Carry none of the pictures over; write out the complete data exactly.

— start of Data extract —

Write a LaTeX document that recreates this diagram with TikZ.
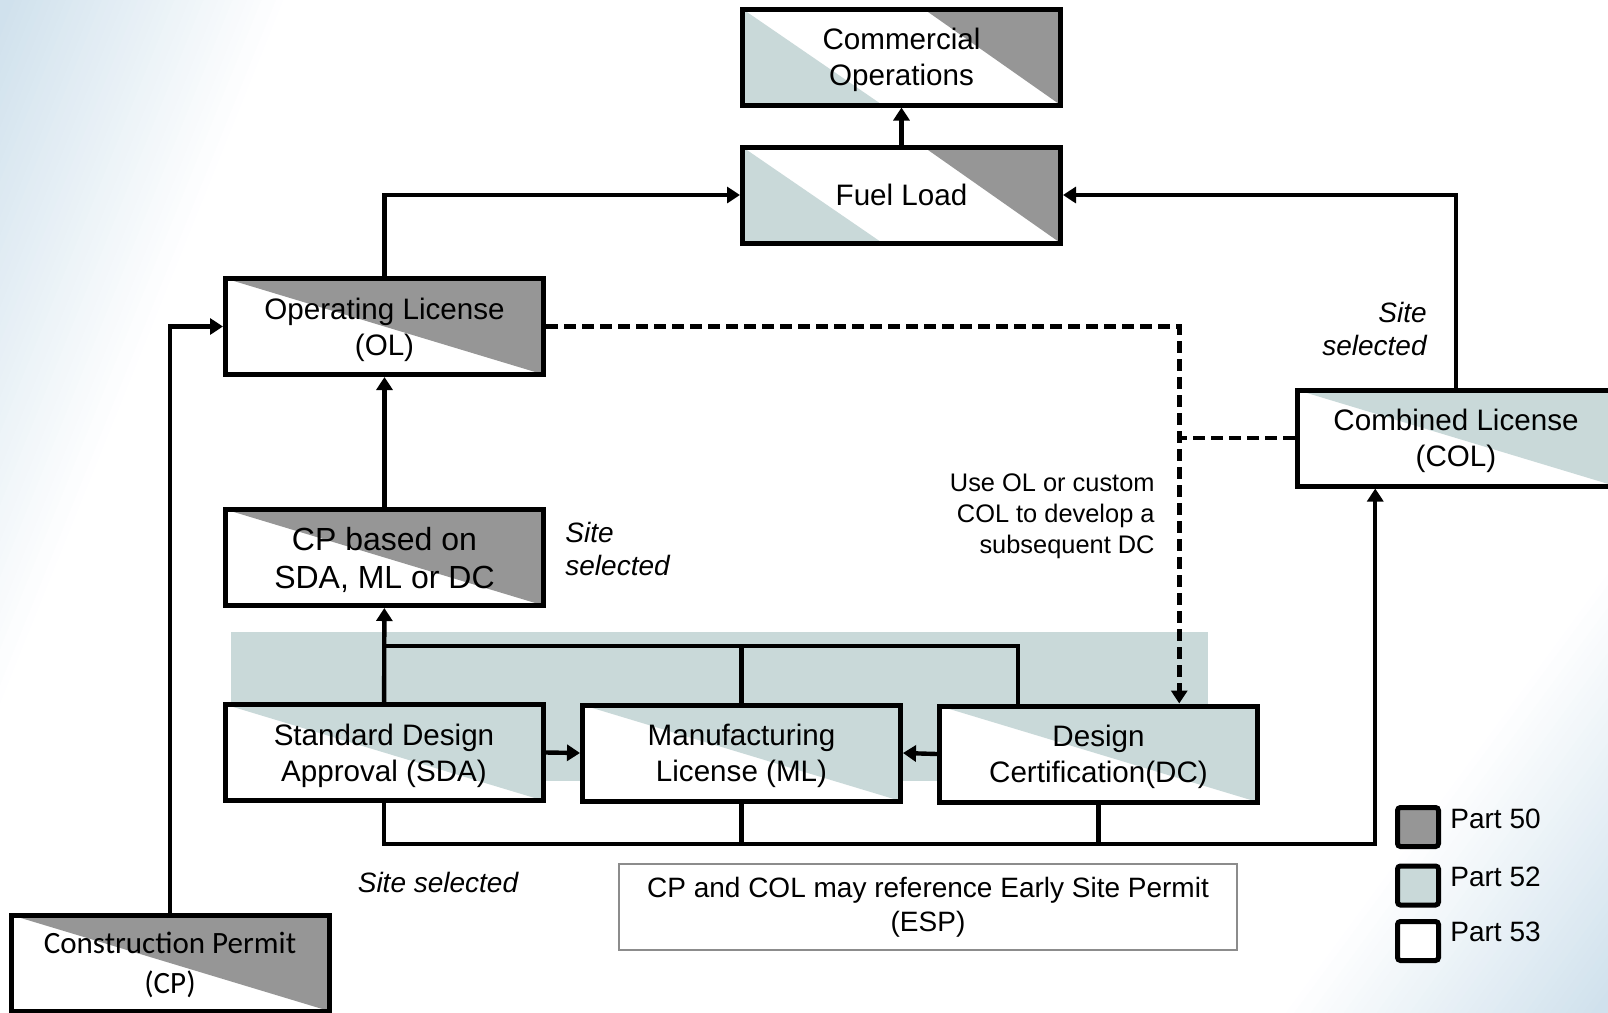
\documentclass[tikz,border=0pt]{standalone}
\usepackage{fontspec}
\setmainfont{Liberation Sans}
\newfontfamily\calfont{Carlito}
\usetikzlibrary{arrows.meta, calc}
\usepackage{xcolor}

\definecolor{partfifty}{RGB}{150,150,150}
\definecolor{partfiftytwo}{RGB}{201,217,217}
\definecolor{bgblue}{RGB}{206,224,236}

\tikzset{
  lic/.style={draw, fill=white, line width=2.5pt, minimum width=159pt, minimum height=48pt,
    inner sep=0pt, text depth=0pt, align=center, font=\fontsize{14.8}{18}\selectfont},
  fifty/.style={lic, path picture={
    \fill[partfifty] (path picture bounding box.north west) -- (path picture bounding box.north east)
      -- (path picture bounding box.south east) -- cycle;}},
  fiftytwo/.style={lic, path picture={
    \fill[partfiftytwo] (path picture bounding box.north west) -- (path picture bounding box.north east)
      -- (path picture bounding box.south east) -- cycle;}},
  mixed/.style={lic, path picture={
    \fill[partfiftytwo] (path picture bounding box.north west) -- (path picture bounding box.south west)
      -- ($(path picture bounding box.south west)!0.44!(path picture bounding box.south east)$) -- cycle;
    \fill[partfifty] ($(path picture bounding box.north west)!0.57!(path picture bounding box.north east)$)
      -- (path picture bounding box.north east) -- (path picture bounding box.south east) -- cycle;}},
  conn/.style={line width=2.2pt, -{Triangle[width=8pt,length=6.5pt]}},
  link/.style={line width=2.2pt},
  dashlink/.style={line width=2.4pt, dash pattern=on 6pt off 3pt},
  site/.style={inner sep=0pt, font=\fontsize{14}{16.5}\selectfont\itshape},
  legbox/.style={draw, line width=2.5pt, rounded corners=1.5pt, minimum width=20.5pt,
    minimum height=19.5pt, inner sep=0pt},
  legtext/.style={anchor=west, inner sep=0pt, font=\fontsize{14}{17}\selectfont}
}

\begin{document}
\begin{tikzpicture}[x=0.5pt, y=-0.5pt]
    \clip (0,0) rectangle (1608,1013);

    % Background shading in the corners
    \foreach \i in {40,...,1} {
      \pgfmathtruncatemacro{\mix}{100-2.5*\i}
      \fill[bgblue!\mix!white] (0,0) -- (7.25*\i,0) -- (0,18*\i) -- cycle;
      \fill[bgblue!\mix!white] (1608,1013) -- ({1608-8.25*\i},1013) -- (1608,{1013-11.25*\i}) -- cycle;
    }

    % Part 52 band behind the design boxes
    \fill[partfiftytwo] (231,632) rectangle (1208,781);

    % Define the boxes
    \node[mixed] (comops) at (901.5,57) {Commercial\\Operations};
    \node[mixed] (fuel) at (901.5,195) {Fuel Load};
    \node[fifty] (ol) at (384.5,326.5) {Operating License\\(OL)};
    \node[fifty, font=\fontsize{16}{19}\selectfont] (cpsda) at (384.5,557.5) {CP based on\\SDA, ML or DC};
    \node[fiftytwo] (sda) at (384,752.5) {Standard Design\\Approval (SDA)};
    \node[fiftytwo] (ml) at (741.5,753) {Manufacturing\\License (ML)};
    \node[fiftytwo] (dc) at (1098.5,754) {Design\\Certification(DC)};
    \node[fiftytwo] (col) at (1456,438) {Combined License\\(COL)};
    \node[fifty, font=\calfont\fontsize{15.5}{20}\selectfont] (cp) at (170,963) {Construction Permit\\(CP)};

    % Helper points on the box edges
    \coordinate (dcup) at ($(dc.north west)!0.25!(dc.north east)$);
    \coordinate (dcin) at ($(dc.north west)!0.75!(dc.north east)$);
    \coordinate (colin) at ($(col.south west)!0.25!(col.south east)$);
    \coordinate (top) at (384,646);
    \coordinate (bot) at (384,844);

    % Draw the Edges
    \draw[conn] (fuel) -- (comops);
    \draw[conn] (ol.north) |- (fuel.west);
    \draw[conn] (col.north) |- (fuel.east);
    \draw[conn] (cp.north) |- (ol.west);
    \draw[conn] (cpsda) -- (ol);
    \draw[conn] (sda) -- (cpsda);

    % Design boxes feeding the CP
    \draw[link] (ml.north) |- (top);
    \draw[link] (dcup) |- (top);
    \draw[conn] (sda.east) -- (ml.west);
    \draw[conn] (dc.west) -- (ml.east);

    % Design boxes feeding the COL
    \draw[conn] (sda.south) -- (bot) -| (colin);
    \draw[link] (ml.south) -- (ml.south |- bot);
    \draw[link] (dc.south) -- (dc.south |- bot);

    % Dashed feedback to the DC
    \draw[dashlink, -{Triangle[width=8pt,length=6.5pt]}] (ol.east) -| (dcin);
    \draw[dashlink] (col.west) -- (col.west -| dcin);

    % Labels
    \node[site, anchor=west, align=left] (site1) at (565,549) {Site\\selected};
    \node[site, anchor=east, align=right] (site2) at (1427,328.5) {Site\\selected};
    \node[site] (site3) at (438,882) {Site selected};
    \node[anchor=east, align=right, inner sep=0pt, font=\fontsize{12.7}{15.5}\selectfont] (note) at (1155,516)
      {Use OL or custom\\COL to develop a\\subsequent DC};
    \node[draw=black!45, line width=0.6pt, minimum width=309pt, minimum height=43pt, align=center,
      font=\fontsize{14}{17}\selectfont] (esp) at (928,907) {CP and COL may reference Early Site Permit\\(ESP)};

    % Legend
    \node[legbox, fill=partfifty] (leg50) at (1418,827) {};
    \node[legbox, fill=partfiftytwo] (leg52) at (1418,885.5) {};
    \node[legbox, fill=white] (leg53) at (1418,941) {};
    \node[legtext] (txt50) at (1450,819) {Part 50};
    \node[legtext] (txt52) at (1450,877) {Part 52};
    \node[legtext] (txt53) at (1450,932) {Part 53};
\end{tikzpicture}
\end{document}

— end of Data extract —

Result of this exercise:
Write a LaTeX document that recreates this diagram with TikZ.
\documentclass[tikz,border=0pt]{standalone}
\usepackage{fontspec}
\setmainfont{Liberation Sans}
\newfontfamily\calfont{Carlito}
\usetikzlibrary{arrows.meta, calc}
\usepackage{xcolor}

\definecolor{partfifty}{RGB}{150,150,150}
\definecolor{partfiftytwo}{RGB}{201,217,217}
\definecolor{bgblue}{RGB}{206,224,236}

\tikzset{
  lic/.style={draw, fill=white, line width=2.5pt, minimum width=159pt, minimum height=48pt,
    inner sep=0pt, text depth=0pt, align=center, font=\fontsize{14.8}{18}\selectfont},
  fifty/.style={lic, path picture={
    \fill[partfifty] (path picture bounding box.north west) -- (path picture bounding box.north east)
      -- (path picture bounding box.south east) -- cycle;}},
  fiftytwo/.style={lic, path picture={
    \fill[partfiftytwo] (path picture bounding box.north west) -- (path picture bounding box.north east)
      -- (path picture bounding box.south east) -- cycle;}},
  mixed/.style={lic, path picture={
    \fill[partfiftytwo] (path picture bounding box.north west) -- (path picture bounding box.south west)
      -- ($(path picture bounding box.south west)!0.44!(path picture bounding box.south east)$) -- cycle;
    \fill[partfifty] ($(path picture bounding box.north west)!0.57!(path picture bounding box.north east)$)
      -- (path picture bounding box.north east) -- (path picture bounding box.south east) -- cycle;}},
  conn/.style={line width=2.2pt, -{Triangle[width=8pt,length=6.5pt]}},
  link/.style={line width=2.2pt},
  dashlink/.style={line width=2.4pt, dash pattern=on 6pt off 3pt},
  site/.style={inner sep=0pt, font=\fontsize{14}{16.5}\selectfont\itshape},
  legbox/.style={draw, line width=2.5pt, rounded corners=1.5pt, minimum width=20.5pt,
    minimum height=19.5pt, inner sep=0pt},
  legtext/.style={anchor=west, inner sep=0pt, font=\fontsize{14}{17}\selectfont}
}

\begin{document}
\begin{tikzpicture}[x=0.5pt, y=-0.5pt]
    \clip (0,0) rectangle (1608,1013);

    % Background shading in the corners
    \foreach \i in {40,...,1} {
      \pgfmathtruncatemacro{\mix}{100-2.5*\i}
      \fill[bgblue!\mix!white] (0,0) -- (7.25*\i,0) -- (0,18*\i) -- cycle;
      \fill[bgblue!\mix!white] (1608,1013) -- ({1608-8.25*\i},1013) -- (1608,{1013-11.25*\i}) -- cycle;
    }

    % Part 52 band behind the design boxes
    \fill[partfiftytwo] (231,632) rectangle (1208,781);

    % Define the boxes
    \node[mixed] (comops) at (901.5,57) {Commercial\\Operations};
    \node[mixed] (fuel) at (901.5,195) {Fuel Load};
    \node[fifty] (ol) at (384.5,326.5) {Operating License\\(OL)};
    \node[fifty, font=\fontsize{16}{19}\selectfont] (cpsda) at (384.5,557.5) {CP based on\\SDA, ML or DC};
    \node[fiftytwo] (sda) at (384,752.5) {Standard Design\\Approval (SDA)};
    \node[fiftytwo] (ml) at (741.5,753) {Manufacturing\\License (ML)};
    \node[fiftytwo] (dc) at (1098.5,754) {Design\\Certification(DC)};
    \node[fiftytwo] (col) at (1456,438) {Combined License\\(COL)};
    \node[fifty, font=\calfont\fontsize{15.5}{20}\selectfont] (cp) at (170,963) {Construction Permit\\(CP)};

    % Helper points on the box edges
    \coordinate (dcup) at ($(dc.north west)!0.25!(dc.north east)$);
    \coordinate (dcin) at ($(dc.north west)!0.75!(dc.north east)$);
    \coordinate (colin) at ($(col.south west)!0.25!(col.south east)$);
    \coordinate (top) at (384,646);
    \coordinate (bot) at (384,844);

    % Draw the Edges
    \draw[conn] (fuel) -- (comops);
    \draw[conn] (ol.north) |- (fuel.west);
    \draw[conn] (col.north) |- (fuel.east);
    \draw[conn] (cp.north) |- (ol.west);
    \draw[conn] (cpsda) -- (ol);
    \draw[conn] (sda) -- (cpsda);

    % Design boxes feeding the CP
    \draw[link] (ml.north) |- (top);
    \draw[link] (dcup) |- (top);
    \draw[conn] (sda.east) -- (ml.west);
    \draw[conn] (dc.west) -- (ml.east);

    % Design boxes feeding the COL
    \draw[conn] (sda.south) -- (bot) -| (colin);
    \draw[link] (ml.south) -- (ml.south |- bot);
    \draw[link] (dc.south) -- (dc.south |- bot);

    % Dashed feedback to the DC
    \draw[dashlink, -{Triangle[width=8pt,length=6.5pt]}] (ol.east) -| (dcin);
    \draw[dashlink] (col.west) -- (col.west -| dcin);

    % Labels
    \node[site, anchor=west, align=left] (site1) at (565,549) {Site\\selected};
    \node[site, anchor=east, align=right] (site2) at (1427,328.5) {Site\\selected};
    \node[site] (site3) at (438,882) {Site selected};
    \node[anchor=east, align=right, inner sep=0pt, font=\fontsize{12.7}{15.5}\selectfont] (note) at (1155,516)
      {Use OL or custom\\COL to develop a\\subsequent DC};
    \node[draw=black!45, line width=0.6pt, minimum width=309pt, minimum height=43pt, align=center,
      font=\fontsize{14}{17}\selectfont] (esp) at (928,907) {CP and COL may reference Early Site Permit\\(ESP)};

    % Legend
    \node[legbox, fill=partfifty] (leg50) at (1418,827) {};
    \node[legbox, fill=partfiftytwo] (leg52) at (1418,885.5) {};
    \node[legbox, fill=white] (leg53) at (1418,941) {};
    \node[legtext] (txt50) at (1450,819) {Part 50};
    \node[legtext] (txt52) at (1450,877) {Part 52};
    \node[legtext] (txt53) at (1450,932) {Part 53};
\end{tikzpicture}
\end{document}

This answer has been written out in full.